What you are asked to do: Reproduce, word for word, every line from the first one down to the line containing "import * as", and nothing else.

-- START --

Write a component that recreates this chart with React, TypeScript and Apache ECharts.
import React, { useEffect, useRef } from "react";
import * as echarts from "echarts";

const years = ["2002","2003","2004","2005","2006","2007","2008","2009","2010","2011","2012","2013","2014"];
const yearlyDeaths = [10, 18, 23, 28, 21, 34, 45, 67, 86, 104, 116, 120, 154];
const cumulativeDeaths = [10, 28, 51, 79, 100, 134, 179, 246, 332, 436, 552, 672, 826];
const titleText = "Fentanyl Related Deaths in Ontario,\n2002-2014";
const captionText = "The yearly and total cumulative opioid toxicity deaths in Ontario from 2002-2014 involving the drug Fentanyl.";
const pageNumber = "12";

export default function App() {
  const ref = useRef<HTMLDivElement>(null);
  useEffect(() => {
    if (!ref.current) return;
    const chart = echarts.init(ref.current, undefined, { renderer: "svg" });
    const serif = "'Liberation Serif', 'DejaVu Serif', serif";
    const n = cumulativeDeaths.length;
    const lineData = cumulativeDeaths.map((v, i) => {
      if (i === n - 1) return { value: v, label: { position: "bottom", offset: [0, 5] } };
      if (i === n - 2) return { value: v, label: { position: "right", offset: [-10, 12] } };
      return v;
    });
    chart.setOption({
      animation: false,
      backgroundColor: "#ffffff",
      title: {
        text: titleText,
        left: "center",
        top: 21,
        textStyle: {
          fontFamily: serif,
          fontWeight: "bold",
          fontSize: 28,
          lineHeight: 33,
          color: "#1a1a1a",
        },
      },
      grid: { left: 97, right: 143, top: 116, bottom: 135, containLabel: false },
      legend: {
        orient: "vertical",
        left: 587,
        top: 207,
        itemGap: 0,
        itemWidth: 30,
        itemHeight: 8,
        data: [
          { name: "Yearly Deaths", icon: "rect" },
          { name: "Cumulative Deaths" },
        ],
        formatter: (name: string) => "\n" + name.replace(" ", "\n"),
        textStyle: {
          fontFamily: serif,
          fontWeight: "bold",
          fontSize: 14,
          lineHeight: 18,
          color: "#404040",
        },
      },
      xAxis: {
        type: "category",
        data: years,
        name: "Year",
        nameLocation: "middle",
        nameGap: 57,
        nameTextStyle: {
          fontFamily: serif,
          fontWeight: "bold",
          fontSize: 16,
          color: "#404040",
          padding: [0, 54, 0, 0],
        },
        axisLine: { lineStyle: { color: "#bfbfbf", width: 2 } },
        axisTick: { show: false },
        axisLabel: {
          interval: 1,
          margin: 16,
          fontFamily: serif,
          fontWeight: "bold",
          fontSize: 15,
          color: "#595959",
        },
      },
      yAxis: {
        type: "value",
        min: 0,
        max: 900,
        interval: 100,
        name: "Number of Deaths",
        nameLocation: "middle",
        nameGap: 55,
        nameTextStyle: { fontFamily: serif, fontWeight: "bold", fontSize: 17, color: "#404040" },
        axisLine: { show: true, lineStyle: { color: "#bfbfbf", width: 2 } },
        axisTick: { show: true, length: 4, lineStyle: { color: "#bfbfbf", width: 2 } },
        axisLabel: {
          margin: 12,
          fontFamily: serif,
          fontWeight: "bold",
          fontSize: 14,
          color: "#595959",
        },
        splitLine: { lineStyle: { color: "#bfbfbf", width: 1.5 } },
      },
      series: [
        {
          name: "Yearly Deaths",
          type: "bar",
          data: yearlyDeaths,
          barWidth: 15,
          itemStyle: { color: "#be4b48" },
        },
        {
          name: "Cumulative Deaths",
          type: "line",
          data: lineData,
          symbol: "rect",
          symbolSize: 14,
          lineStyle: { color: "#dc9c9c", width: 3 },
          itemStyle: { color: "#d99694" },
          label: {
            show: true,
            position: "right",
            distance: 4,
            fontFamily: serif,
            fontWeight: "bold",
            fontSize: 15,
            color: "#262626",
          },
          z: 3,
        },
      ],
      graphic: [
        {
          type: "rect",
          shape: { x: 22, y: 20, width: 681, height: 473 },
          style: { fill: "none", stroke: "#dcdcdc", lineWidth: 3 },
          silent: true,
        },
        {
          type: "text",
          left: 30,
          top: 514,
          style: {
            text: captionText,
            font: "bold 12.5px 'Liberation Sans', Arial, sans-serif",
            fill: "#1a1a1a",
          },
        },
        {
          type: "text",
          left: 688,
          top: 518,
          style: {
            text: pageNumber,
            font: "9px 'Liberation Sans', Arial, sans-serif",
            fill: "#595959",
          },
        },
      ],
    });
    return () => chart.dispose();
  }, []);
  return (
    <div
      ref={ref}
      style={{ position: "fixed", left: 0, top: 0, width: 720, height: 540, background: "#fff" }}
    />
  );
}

-- END --

Result of the task:
Write a component that recreates this chart with React, TypeScript and Apache ECharts.
import React, { useEffect, useRef } from "react";
import * as echarts from "echarts";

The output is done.